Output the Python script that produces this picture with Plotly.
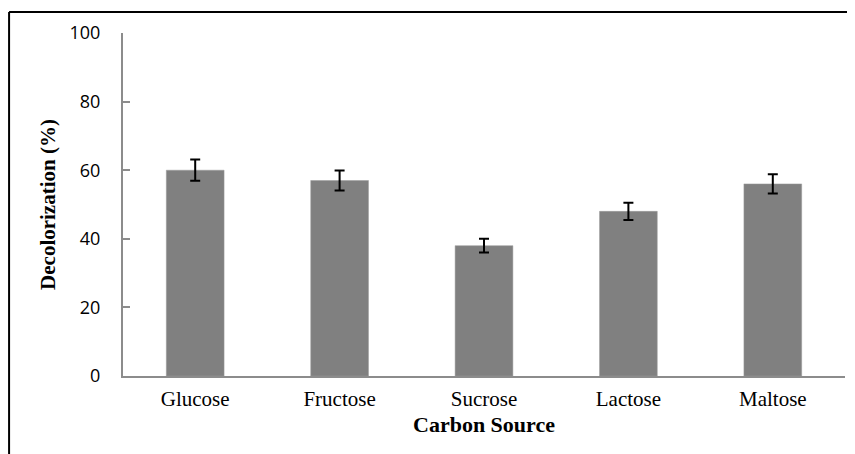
import plotly.graph_objects as go

categories = ["Glucose", "Fructose", "Sucrose", "Lactose", "Maltose"]
decolorization = [60, 57, 38, 48, 56]
errors = [3.1, 2.9, 2.0, 2.5, 2.8]
y_ticks = [0, 20, 40, 60, 80, 100]

# page has 8px body margin; figure sized to fit the window
W, H = 847, 446
L, R, T, B = 115, 9.5, 25, 78
pw, ph = W - L - R, H - T - B

def px(x):
    return (x - L) / pw

def py(y):
    return (H - B - y) / ph

fig = go.Figure()
fig.add_trace(go.Bar(
    x=categories, y=decolorization,
    marker=dict(color="#808080", line=dict(color="#9a9a9a", width=0.5)),
    width=0.4,
    error_y=dict(type="data", array=errors, visible=True,
                 color="black", thickness=2, width=5),
))

fig.update_layout(
    width=W, height=H,
    margin=dict(l=L, r=R, t=T, b=B),
    paper_bgcolor="white", plot_bgcolor="white",
    showlegend=False,
    xaxis=dict(
        showline=True, linecolor="#8c8c8c", linewidth=2,
        ticks="", showgrid=False,
        tickfont=dict(family="Liberation Serif", size=21, color="black"),
        ticklabelstandoff=3,
        title=dict(text="<b>Carbon Source</b>",
                   font=dict(family="Liberation Serif", size=22, color="black"),
                   standoff=6),
    ),
    yaxis=dict(
        range=[0, 100], tickvals=y_ticks,
        showline=True, linecolor="#8c8c8c", linewidth=2,
        ticks="inside", ticklen=7, tickwidth=1.5, tickcolor="#8c8c8c",
        showgrid=False, zeroline=False,
        tickfont=dict(family="Open Sans", size=18, color="black"),
        ticklabelstandoff=17,
        title=dict(text="<b>Decolorization (%)</b>",
                   font=dict(family="Liberation Serif", size=21, color="black"),
                   standoff=8),
    ),
)

# outer frame (top and left edges visible)
fig.add_shape(type="line", xref="paper", yref="paper",
              x0=px(1), x1=px(W + 5), y0=py(4), y1=py(4),
              line=dict(color="black", width=2))
fig.add_shape(type="line", xref="paper", yref="paper",
              x0=px(1), x1=px(1), y0=py(4), y1=py(H + 5),
              line=dict(color="black", width=2))

fig.write_html("out.html")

*Exercise details*
Repeat all the data as it stands, dropping any images it holds.

*Response below*
Output the Python script that produces this picture with Plotly.
import plotly.graph_objects as go

categories = ["Glucose", "Fructose", "Sucrose", "Lactose", "Maltose"]
decolorization = [60, 57, 38, 48, 56]
errors = [3.1, 2.9, 2.0, 2.5, 2.8]
y_ticks = [0, 20, 40, 60, 80, 100]

# page has 8px body margin; figure sized to fit the window
W, H = 847, 446
L, R, T, B = 115, 9.5, 25, 78
pw, ph = W - L - R, H - T - B

def px(x):
    return (x - L) / pw

def py(y):
    return (H - B - y) / ph

fig = go.Figure()
fig.add_trace(go.Bar(
    x=categories, y=decolorization,
    marker=dict(color="#808080", line=dict(color="#9a9a9a", width=0.5)),
    width=0.4,
    error_y=dict(type="data", array=errors, visible=True,
                 color="black", thickness=2, width=5),
))

fig.update_layout(
    width=W, height=H,
    margin=dict(l=L, r=R, t=T, b=B),
    paper_bgcolor="white", plot_bgcolor="white",
    showlegend=False,
    xaxis=dict(
        showline=True, linecolor="#8c8c8c", linewidth=2,
        ticks="", showgrid=False,
        tickfont=dict(family="Liberation Serif", size=21, color="black"),
        ticklabelstandoff=3,
        title=dict(text="<b>Carbon Source</b>",
                   font=dict(family="Liberation Serif", size=22, color="black"),
                   standoff=6),
    ),
    yaxis=dict(
        range=[0, 100], tickvals=y_ticks,
        showline=True, linecolor="#8c8c8c", linewidth=2,
        ticks="inside", ticklen=7, tickwidth=1.5, tickcolor="#8c8c8c",
        showgrid=False, zeroline=False,
        tickfont=dict(family="Open Sans", size=18, color="black"),
        ticklabelstandoff=17,
        title=dict(text="<b>Decolorization (%)</b>",
                   font=dict(family="Liberation Serif", size=21, color="black"),
                   standoff=8),
    ),
)

# outer frame (top and left edges visible)
fig.add_shape(type="line", xref="paper", yref="paper",
              x0=px(1), x1=px(W + 5), y0=py(4), y1=py(4),
              line=dict(color="black", width=2))
fig.add_shape(type="line", xref="paper", yref="paper",
              x0=px(1), x1=px(1), y0=py(4), y1=py(H + 5),
              line=dict(color="black", width=2))

fig.write_html("out.html")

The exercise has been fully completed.